*THE PROBLEM*. Write out only the span of lines that begins at the line with "Give me the TikZ source for this diagram." and ends at the line with "(0,0) rectangle (31.36,-14.06);". Keep both end lines, word for word.

■ ■ ■ ■ ■

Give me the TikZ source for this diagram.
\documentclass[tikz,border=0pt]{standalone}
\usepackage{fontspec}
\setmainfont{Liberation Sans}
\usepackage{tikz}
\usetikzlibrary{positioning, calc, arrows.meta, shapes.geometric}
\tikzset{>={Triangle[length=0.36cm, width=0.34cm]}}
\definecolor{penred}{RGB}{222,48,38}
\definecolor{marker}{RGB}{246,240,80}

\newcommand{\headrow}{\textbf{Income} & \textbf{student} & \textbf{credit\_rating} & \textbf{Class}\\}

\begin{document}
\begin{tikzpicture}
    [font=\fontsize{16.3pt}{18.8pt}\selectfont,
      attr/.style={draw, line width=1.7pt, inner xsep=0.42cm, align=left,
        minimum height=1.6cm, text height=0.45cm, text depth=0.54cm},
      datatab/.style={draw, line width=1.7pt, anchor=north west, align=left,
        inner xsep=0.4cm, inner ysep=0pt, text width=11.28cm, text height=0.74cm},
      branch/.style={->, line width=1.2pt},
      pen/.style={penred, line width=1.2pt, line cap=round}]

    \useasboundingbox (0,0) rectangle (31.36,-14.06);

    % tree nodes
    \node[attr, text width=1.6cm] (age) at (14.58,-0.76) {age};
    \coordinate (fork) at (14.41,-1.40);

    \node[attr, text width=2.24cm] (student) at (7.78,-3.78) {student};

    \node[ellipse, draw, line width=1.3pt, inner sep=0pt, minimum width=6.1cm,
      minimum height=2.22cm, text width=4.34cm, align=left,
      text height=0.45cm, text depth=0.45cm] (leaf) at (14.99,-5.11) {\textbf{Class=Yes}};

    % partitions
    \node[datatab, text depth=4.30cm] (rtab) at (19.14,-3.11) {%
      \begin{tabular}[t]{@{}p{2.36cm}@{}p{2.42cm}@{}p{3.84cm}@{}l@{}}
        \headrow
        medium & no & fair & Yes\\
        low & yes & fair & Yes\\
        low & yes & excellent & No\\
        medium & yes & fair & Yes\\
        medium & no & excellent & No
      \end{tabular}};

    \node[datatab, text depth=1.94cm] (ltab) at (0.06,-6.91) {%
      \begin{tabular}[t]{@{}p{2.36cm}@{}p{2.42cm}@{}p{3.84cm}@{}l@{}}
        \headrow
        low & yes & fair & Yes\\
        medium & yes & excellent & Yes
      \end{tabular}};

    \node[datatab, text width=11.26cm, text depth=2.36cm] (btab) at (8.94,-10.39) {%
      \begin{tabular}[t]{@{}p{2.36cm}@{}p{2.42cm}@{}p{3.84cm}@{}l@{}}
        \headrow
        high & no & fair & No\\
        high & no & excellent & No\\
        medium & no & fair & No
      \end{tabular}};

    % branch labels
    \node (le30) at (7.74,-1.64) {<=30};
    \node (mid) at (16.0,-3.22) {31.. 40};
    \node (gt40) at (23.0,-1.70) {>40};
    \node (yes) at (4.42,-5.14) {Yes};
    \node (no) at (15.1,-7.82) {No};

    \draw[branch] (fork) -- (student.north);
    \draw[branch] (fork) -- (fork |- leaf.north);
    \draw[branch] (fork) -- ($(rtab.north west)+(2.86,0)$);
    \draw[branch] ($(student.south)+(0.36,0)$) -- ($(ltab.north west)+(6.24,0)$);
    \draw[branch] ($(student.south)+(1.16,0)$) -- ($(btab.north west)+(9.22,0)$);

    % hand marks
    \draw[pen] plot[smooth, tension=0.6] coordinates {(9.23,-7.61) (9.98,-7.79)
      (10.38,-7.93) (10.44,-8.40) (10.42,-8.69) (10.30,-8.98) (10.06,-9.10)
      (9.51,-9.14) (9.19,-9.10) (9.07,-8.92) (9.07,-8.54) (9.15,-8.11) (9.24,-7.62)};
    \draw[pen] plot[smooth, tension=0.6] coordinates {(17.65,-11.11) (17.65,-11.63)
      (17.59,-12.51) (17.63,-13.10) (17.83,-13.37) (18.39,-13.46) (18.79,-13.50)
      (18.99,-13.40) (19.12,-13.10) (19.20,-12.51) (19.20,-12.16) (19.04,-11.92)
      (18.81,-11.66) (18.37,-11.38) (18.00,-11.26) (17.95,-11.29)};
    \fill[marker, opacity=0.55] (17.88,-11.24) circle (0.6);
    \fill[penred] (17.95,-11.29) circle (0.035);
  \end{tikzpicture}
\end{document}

■ ■ ■ ■ ■

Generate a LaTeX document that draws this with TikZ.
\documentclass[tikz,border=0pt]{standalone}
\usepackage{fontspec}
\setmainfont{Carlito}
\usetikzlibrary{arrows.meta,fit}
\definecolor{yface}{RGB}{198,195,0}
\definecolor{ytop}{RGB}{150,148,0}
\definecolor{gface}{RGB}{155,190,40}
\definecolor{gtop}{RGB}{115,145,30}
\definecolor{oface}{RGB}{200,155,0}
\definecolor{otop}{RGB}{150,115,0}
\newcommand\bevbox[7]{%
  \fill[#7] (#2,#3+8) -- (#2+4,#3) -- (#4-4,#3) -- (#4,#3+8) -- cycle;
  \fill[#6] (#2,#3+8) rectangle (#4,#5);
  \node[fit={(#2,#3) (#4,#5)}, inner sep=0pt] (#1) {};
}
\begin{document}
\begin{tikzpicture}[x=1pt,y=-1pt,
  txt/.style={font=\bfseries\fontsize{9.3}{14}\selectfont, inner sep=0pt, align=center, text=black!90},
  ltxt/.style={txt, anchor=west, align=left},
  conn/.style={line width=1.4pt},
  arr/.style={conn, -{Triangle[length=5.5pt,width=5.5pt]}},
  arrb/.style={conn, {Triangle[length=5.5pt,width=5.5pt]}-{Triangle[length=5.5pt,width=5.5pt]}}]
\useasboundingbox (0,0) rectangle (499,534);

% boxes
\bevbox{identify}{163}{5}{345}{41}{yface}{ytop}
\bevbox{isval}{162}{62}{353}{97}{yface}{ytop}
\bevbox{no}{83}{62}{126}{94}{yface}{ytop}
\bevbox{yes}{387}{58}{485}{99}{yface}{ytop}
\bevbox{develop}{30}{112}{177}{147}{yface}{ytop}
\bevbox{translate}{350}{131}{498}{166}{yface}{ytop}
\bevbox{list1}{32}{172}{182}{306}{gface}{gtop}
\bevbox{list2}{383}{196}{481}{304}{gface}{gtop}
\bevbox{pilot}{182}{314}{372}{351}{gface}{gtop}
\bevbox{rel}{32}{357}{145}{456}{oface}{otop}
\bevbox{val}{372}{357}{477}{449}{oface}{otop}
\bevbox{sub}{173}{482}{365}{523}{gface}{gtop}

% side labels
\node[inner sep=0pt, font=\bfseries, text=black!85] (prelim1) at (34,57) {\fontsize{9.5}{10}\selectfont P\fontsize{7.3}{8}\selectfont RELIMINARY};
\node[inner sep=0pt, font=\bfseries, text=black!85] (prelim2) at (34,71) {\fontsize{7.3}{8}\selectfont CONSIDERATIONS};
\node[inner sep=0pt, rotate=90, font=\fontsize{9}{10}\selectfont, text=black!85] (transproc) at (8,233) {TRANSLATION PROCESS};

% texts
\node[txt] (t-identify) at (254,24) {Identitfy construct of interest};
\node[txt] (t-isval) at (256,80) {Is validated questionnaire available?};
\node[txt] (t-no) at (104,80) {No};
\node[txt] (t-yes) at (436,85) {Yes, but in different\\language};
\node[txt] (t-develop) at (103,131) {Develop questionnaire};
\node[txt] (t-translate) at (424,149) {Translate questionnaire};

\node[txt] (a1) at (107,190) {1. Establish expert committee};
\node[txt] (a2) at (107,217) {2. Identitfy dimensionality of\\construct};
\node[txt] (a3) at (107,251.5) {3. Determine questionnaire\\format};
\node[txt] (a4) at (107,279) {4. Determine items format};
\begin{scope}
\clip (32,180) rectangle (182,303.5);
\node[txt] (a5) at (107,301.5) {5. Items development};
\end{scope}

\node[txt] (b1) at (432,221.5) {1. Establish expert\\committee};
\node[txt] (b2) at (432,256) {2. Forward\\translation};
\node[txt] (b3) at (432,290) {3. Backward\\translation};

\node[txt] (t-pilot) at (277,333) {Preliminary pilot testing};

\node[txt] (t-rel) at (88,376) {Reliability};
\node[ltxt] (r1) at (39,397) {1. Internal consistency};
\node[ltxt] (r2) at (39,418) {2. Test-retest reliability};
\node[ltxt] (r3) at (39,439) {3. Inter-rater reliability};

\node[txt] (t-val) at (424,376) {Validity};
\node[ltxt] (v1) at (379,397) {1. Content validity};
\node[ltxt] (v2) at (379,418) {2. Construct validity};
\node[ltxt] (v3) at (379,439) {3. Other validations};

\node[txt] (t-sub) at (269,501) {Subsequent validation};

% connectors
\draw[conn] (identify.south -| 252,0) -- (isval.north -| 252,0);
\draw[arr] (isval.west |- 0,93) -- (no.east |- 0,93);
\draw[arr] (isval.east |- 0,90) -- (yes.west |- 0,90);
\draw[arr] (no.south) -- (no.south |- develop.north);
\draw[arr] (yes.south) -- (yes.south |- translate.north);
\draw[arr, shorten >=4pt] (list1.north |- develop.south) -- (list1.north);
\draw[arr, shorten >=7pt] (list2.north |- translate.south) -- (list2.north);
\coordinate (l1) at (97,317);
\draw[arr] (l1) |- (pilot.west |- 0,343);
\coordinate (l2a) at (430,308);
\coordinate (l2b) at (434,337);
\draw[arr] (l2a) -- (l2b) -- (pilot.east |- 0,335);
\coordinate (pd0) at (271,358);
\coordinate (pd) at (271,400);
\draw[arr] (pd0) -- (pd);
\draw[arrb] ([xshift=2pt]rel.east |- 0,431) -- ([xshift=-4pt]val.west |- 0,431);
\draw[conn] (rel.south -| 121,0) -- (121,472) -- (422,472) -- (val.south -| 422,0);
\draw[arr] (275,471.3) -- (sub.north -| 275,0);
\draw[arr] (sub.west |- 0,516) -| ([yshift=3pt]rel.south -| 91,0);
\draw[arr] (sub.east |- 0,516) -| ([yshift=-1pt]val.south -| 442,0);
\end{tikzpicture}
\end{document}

■ ■ ■ ■ ■

*EXERCISE ANSWER*.
Give me the TikZ source for this diagram.
\documentclass[tikz,border=0pt]{standalone}
\usepackage{fontspec}
\setmainfont{Liberation Sans}
\usepackage{tikz}
\usetikzlibrary{positioning, calc, arrows.meta, shapes.geometric}
\tikzset{>={Triangle[length=0.36cm, width=0.34cm]}}
\definecolor{penred}{RGB}{222,48,38}
\definecolor{marker}{RGB}{246,240,80}

\newcommand{\headrow}{\textbf{Income} & \textbf{student} & \textbf{credit\_rating} & \textbf{Class}\\}

\begin{document}
\begin{tikzpicture}
    [font=\fontsize{16.3pt}{18.8pt}\selectfont,
      attr/.style={draw, line width=1.7pt, inner xsep=0.42cm, align=left,
        minimum height=1.6cm, text height=0.45cm, text depth=0.54cm},
      datatab/.style={draw, line width=1.7pt, anchor=north west, align=left,
        inner xsep=0.4cm, inner ysep=0pt, text width=11.28cm, text height=0.74cm},
      branch/.style={->, line width=1.2pt},
      pen/.style={penred, line width=1.2pt, line cap=round}]

    \useasboundingbox (0,0) rectangle (31.36,-14.06);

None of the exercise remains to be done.